=== What to do ===
Begin the copy with the line that contains "What matplotlib code" and end it with the line that contains "tl_second = [0.993, 0.750, 0.450, 0.349, 0.393, 0.439, 0.458]". Print these lines exactly and omit all pictures.

[Plotting code records]
· · · ·

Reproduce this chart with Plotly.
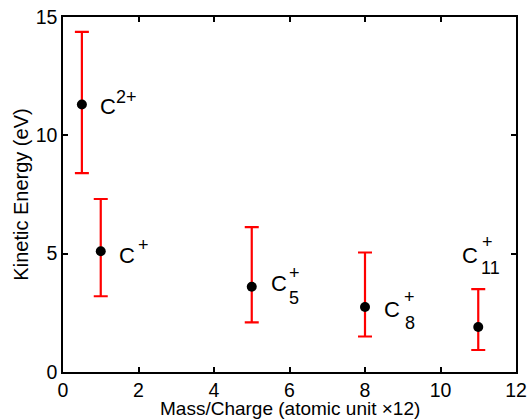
import plotly.graph_objects as go

# data
mass_charge = [0.5, 1, 5, 8, 11]
energy = [11.3, 5.1, 3.6, 2.75, 1.9]
err_high = [14.37, 7.31, 6.12, 5.05, 3.5]
err_low = [8.4, 3.2, 2.1, 1.5, 0.93]

# labels: (base, sup, sub) and anchor positions in data units
label_base = ["C", "C", "C", "C", "C"]
label_sup = ["2+", "+", "+", "+", "+"]
label_sub = ["", "", "5", "8", "11"]
base_x = [1.19, 1.70, 5.72, 8.72, 10.78]
base_y = [11.20, 4.94, 3.72, 2.62, 4.94]
sup_x = [1.69, 2.13, 6.13, 9.18, 11.24]
sup_y = [11.62, 5.37, 4.18, 3.17, 5.49]
sub_x = [None, None, 6.13, 9.18, 11.33]
sub_y = [None, None, 3.13, 2.07, 4.39]

x_ticks = [0, 2, 4, 6, 8, 10, 12]
y_ticks = [0, 5, 10, 15]

plus = [h - e for h, e in zip(err_high, energy)]
minus = [e - l for e, l in zip(energy, err_low)]

FONT = "Liberation Sans, Arial, sans-serif"

fig = go.Figure()
fig.add_trace(go.Scatter(
    x=mass_charge, y=energy, mode="markers",
    marker=dict(color="black", size=10),
    error_y=dict(type="data", symmetric=False, array=plus, arrayminus=minus,
                 color="#ff0000", thickness=2.2, width=7),
    showlegend=False, hoverinfo="skip",
))

ann = []
for i in range(len(mass_charge)):
    ann.append(dict(x=base_x[i], y=base_y[i], xref="x", yref="y", text=label_base[i],
                    showarrow=False, font=dict(size=22, color="black", family=FONT),
                    xanchor="center", yanchor="middle"))
    ann.append(dict(x=sup_x[i], y=sup_y[i], xref="x", yref="y", text=label_sup[i],
                    showarrow=False, font=dict(size=18, color="black", family=FONT),
                    xanchor="center", yanchor="middle"))
    if label_sub[i]:
        ann.append(dict(x=sub_x[i], y=sub_y[i], xref="x", yref="y", text=label_sub[i],
                        showarrow=False, font=dict(size=18, color="black", family=FONT),
                        xanchor="center", yanchor="middle"))

# x-axis title as annotation below the tick labels
ann.append(dict(x=0.5, y=-0.1042, xref="paper", yref="paper",
                text="Mass/Charge (atomic unit \u00d712)", showarrow=False,
                font=dict(size=19, color="black", family=FONT), borderpad=0,
                xanchor="center", yanchor="middle"))

axis_common = dict(showline=True, linecolor="black", linewidth=1.5, mirror="ticks",
                   ticks="inside", ticklen=5, tickwidth=1.5, tickcolor="black",
                   showgrid=False, zeroline=False, automargin=False,
                   ticklabeloverflow="allow",
                   tickfont=dict(size=19.5, color="black", family=FONT))

fig.update_layout(
    width=527, height=419,
    margin=dict(l=63, r=11, t=17, b=47),
    paper_bgcolor="white", plot_bgcolor="white",
    annotations=ann,
    xaxis=dict(range=[0, 12], tickvals=x_ticks, ticktext=[str(v) for v in x_ticks],
               **axis_common),
    yaxis=dict(range=[0, 15], tickvals=y_ticks, ticktext=[str(v) for v in y_ticks],
               title=dict(text="Kinetic Energy (eV)", standoff=2,
                          font=dict(size=20, color="black", family=FONT)),
               **axis_common),
)

fig.write_html("out.html", config={"displayModeBar": False},
               post_script="document.body.style.margin='0px';document.body.style.overflow='hidden';")
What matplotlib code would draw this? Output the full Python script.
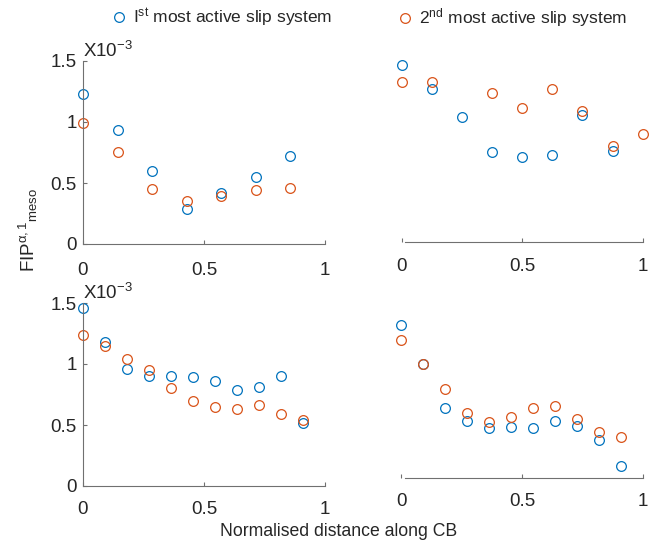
import matplotlib
matplotlib.use('Agg')
from matplotlib import pyplot as plt

plt.rcParams['font.family'] = ['Liberation Sans', 'DejaVu Sans']
plt.rcParams['mathtext.fontset'] = 'custom'
plt.rcParams['mathtext.rm'] = 'Liberation Sans'
plt.rcParams['mathtext.it'] = 'Liberation Sans'
plt.rcParams['text.color'] = '#262626'
plt.rcParams['xtick.labelcolor'] = '#262626'
plt.rcParams['ytick.labelcolor'] = '#262626'

BLUE = '#0072BD'
RED = '#D95319'
AXCOL = '#707070'

# values in units of 1e-3
tl_x = [0, 0.143, 0.286, 0.429, 0.571, 0.714, 0.857]
tl_first = [1.227, 0.933, 0.597, 0.286, 0.415, 0.548, 0.725]
tl_second = [0.993, 0.750, 0.450, 0.349, 0.393, 0.439, 0.458]

tr_x_first = [0, 0.125, 0.25, 0.375, 0.5, 0.625, 0.75, 0.875]
tr_first = [1.451, 1.254, 1.025, 0.735, 0.694, 0.710, 1.038, 0.743]
tr_x_second = [0, 0.125, 0.375, 0.5, 0.625, 0.75, 0.875, 1.0]
tr_second = [1.309, 1.311, 1.216, 1.098, 1.254, 1.074, 0.784, 0.880]

b_x = [0, 0.091, 0.182, 0.273, 0.364, 0.455, 0.545, 0.636, 0.727, 0.818, 0.909]
bl_first = [1.459, 1.177, 0.961, 0.898, 0.898, 0.892, 0.860, 0.788, 0.810, 0.903, 0.520]
bl_second = [1.240, 1.144, 1.043, 0.953, 0.802, 0.698, 0.646, 0.635, 0.660, 0.589, 0.539]
br_first = [1.251, 0.930, 0.572, 0.465, 0.411, 0.413, 0.408, 0.468, 0.424, 0.307, 0.096]
br_second = [1.125, 0.936, 0.725, 0.528, 0.460, 0.498, 0.572, 0.591, 0.482, 0.375, 0.331]

xticks = [0, 0.5, 1]
xticklabels = ['0', '0.5', '1']
yticks = [0, 0.5, 1, 1.5]
yticklabels = ['0', '0.5', '1', '1.5']

W, H = 659, 543
fig = plt.figure(figsize=(W / 100, H / 100), dpi=100)


def make_axes(left, right, bottom, top):
    return fig.add_axes([left / W, 1 - bottom / H, (right - left) / W, (bottom - top) / H])


def style(ax, show_y, xpad):
    ax.set_xlim(0, 1)
    ax.set_ylim(0, 1.5)
    for s in ['top', 'right']:
        ax.spines[s].set_visible(False)
    ax.spines['bottom'].set_color(AXCOL)
    ax.spines['left'].set_color(AXCOL)
    ax.set_xticks(xticks)
    ax.set_xticklabels(xticklabels)
    ax.tick_params(axis='x', direction='in', length=3, color=AXCOL, labelsize=13.5, pad=xpad)
    if show_y:
        ax.set_yticks(yticks)
        ax.set_yticklabels(yticklabels)
        ax.tick_params(axis='y', direction='in', length=3, color=AXCOL, labelsize=13.5, pad=4.5)
        ax.text(0, 1.5, r'X10$^{-3}$', fontsize=13.5, ha='left', va='bottom')
    else:
        ax.spines['left'].set_visible(False)
        ax.spines['bottom'].set_bounds(0.015, 1)
        ax.set_yticks([])


def draw(ax, x1, y1, x2, y2):
    h1, = ax.plot(x1, y1, 'o', mfc='none', mec=BLUE, ms=7, mew=0.9, clip_on=False)
    h2, = ax.plot(x2, y2, 'o', mfc='none', mec=RED, ms=7, mew=0.9, clip_on=False)
    return h1, h2


ax_tl = make_axes(83, 325, 244, 61)
ax_tr = make_axes(401.7, 642.7, 241.7, 58.7)
ax_bl = make_axes(83, 325, 486, 303)
ax_br = make_axes(401.3, 642.7, 477.7, 294.7)

h1, h2 = draw(ax_tl, tl_x, tl_first, tl_x, tl_second)
draw(ax_tr, tr_x_first, tr_first, tr_x_second, tr_second)
draw(ax_bl, b_x, bl_first, b_x, bl_second)
draw(ax_br, b_x, br_first, b_x, br_second)

style(ax_tl, True, 13)
style(ax_tr, False, 12)
style(ax_bl, True, 11)
style(ax_br, False, 11)

fig.text(28 / W, 1 - 230 / H, r'FIP$^{\alpha,1}$$_{\mathrm{meso}}$', rotation=90,
         ha='center', va='center', fontsize=13.5)
fig.text(339 / W, 1 - 536 / H, 'Normalised distance along CB', ha='center', va='baseline',
         fontsize=12.7)

leg_kw = dict(frameon=False, fontsize=12.5, handletextpad=0.3, handlelength=1.0,
              borderaxespad=0, borderpad=0)
fig.legend([h1], [r'I$^{\mathrm{st}}$ most active slip system'], loc='center left',
           bbox_to_anchor=(110 / W, 1 - 18 / H), **leg_kw)
fig.legend([h2], [r'2$^{\mathrm{nd}}$ most active slip system'], loc='center left',
           bbox_to_anchor=(396 / W, 1 - 18 / H), **leg_kw)

fig.savefig('out.png', dpi=100)
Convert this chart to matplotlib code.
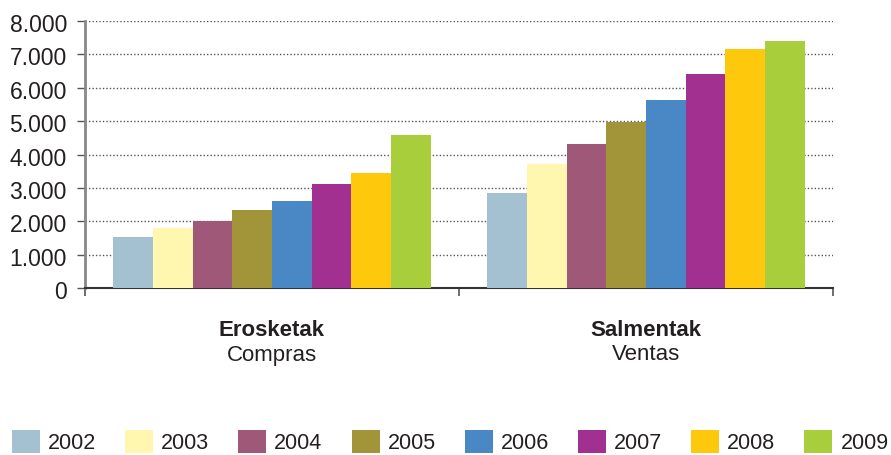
import numpy as np
import matplotlib.pyplot as plt
from matplotlib.ticker import FuncFormatter
from matplotlib.transforms import blended_transform_factory, ScaledTranslation

plt.rcParams['font.family'] = ['Liberation Sans', 'DejaVu Sans']

# datos: compras y ventas por año
categorias = ['Erosketak', 'Salmentak']
subtitulos = ['Compras', 'Ventas']
anios = ['2002', '2003', '2004', '2005', '2006', '2007', '2008', '2009']
erosketak = [1536, 1805, 2015, 2344, 2613, 3122, 3451, 4589]
salmentak = [2853, 3721, 4319, 4978, 5636, 6414, 7162, 7401]
colores = ['#a3c1d1', '#fff7b0', '#a05878', '#a29438',
           '#4a87c5', '#a23090', '#fec90c', '#a8ce3b']

fig = plt.figure(figsize=(8.91, 4.55), dpi=100)
ax = fig.add_axes([85/891, 1 - 288/455, 748/891, 267/455])

n = len(anios)
ancho = 0.848 / n
x = np.arange(len(categorias))
for i, anio in enumerate(anios):
    pos = x - 0.424 + ancho * (i + 0.5)
    ax.bar(pos, [erosketak[i], salmentak[i]], width=ancho,
           color=colores[i], label=anio, zorder=3, linewidth=0)

ax.set_xlim(-0.5, 1.5)
ax.set_ylim(0, 8000)
ax.set_yticks(range(0, 8001, 1000))
ax.yaxis.set_major_formatter(FuncFormatter(lambda v, p: f'{int(v):,}'.replace(',', '.')))
ax.tick_params(axis='y', direction='out', length=6, width=1, color='#555555',
               labelsize=16.5, labelcolor='#231f20', pad=7)
desplaza = ScaledTranslation(0, -2/100, fig.dpi_scale_trans)
for lab in ax.get_yticklabels():
    lab.set_transform(lab.get_transform() + desplaza)

# ticks del eje x en los límites de cada grupo
ax.set_xticks([-0.5, 0.5, 1.5])
ax.set_xticklabels([])
ax.tick_params(axis='x', direction='out', length=6, width=1.2, color='#555555')

ax.yaxis.grid(True, linestyle=(0, (1, 1.5)), color='#555555', linewidth=1, zorder=0)
ax.set_axisbelow(True)

for s in ['top', 'right']:
    ax.spines[s].set_visible(False)
ax.spines['left'].set_color('#888888')
ax.spines['left'].set_linewidth(2)
ax.spines['bottom'].set_color('#333333')
ax.spines['bottom'].set_linewidth(1.5)

# etiquetas de categoría en dos líneas
tr = blended_transform_factory(ax.transData, fig.transFigure)
for i, (cat, sub) in enumerate(zip(categorias, subtitulos)):
    ax.text(i, 1 - 330/455, cat, transform=tr, ha='center', va='center',
            fontsize=16, fontweight='bold', color='#231f20')
    ax.text(i, 1 - 355/455, sub, transform=tr, ha='center', va='center',
            fontsize=16, color='#231f20')

fig.legend(loc='upper left', bbox_to_anchor=(12/891, 1 - 430/455), ncol=n,
           frameon=False, fontsize=15.5, handlelength=1.3, handleheight=1.3,
           handletextpad=0.37, columnspacing=1.35, borderpad=0, borderaxespad=0,
           labelcolor='#231f20')

fig.savefig('out.png', dpi=100)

· · · ·

=== Task response ===
What matplotlib code would draw this? Output the full Python script.
import matplotlib
matplotlib.use('Agg')
from matplotlib import pyplot as plt

plt.rcParams['font.family'] = ['Liberation Sans', 'DejaVu Sans']
plt.rcParams['mathtext.fontset'] = 'custom'
plt.rcParams['mathtext.rm'] = 'Liberation Sans'
plt.rcParams['mathtext.it'] = 'Liberation Sans'
plt.rcParams['text.color'] = '#262626'
plt.rcParams['xtick.labelcolor'] = '#262626'
plt.rcParams['ytick.labelcolor'] = '#262626'

BLUE = '#0072BD'
RED = '#D95319'
AXCOL = '#707070'

# values in units of 1e-3
tl_x = [0, 0.143, 0.286, 0.429, 0.571, 0.714, 0.857]
tl_first = [1.227, 0.933, 0.597, 0.286, 0.415, 0.548, 0.725]
tl_second = [0.993, 0.750, 0.450, 0.349, 0.393, 0.439, 0.458]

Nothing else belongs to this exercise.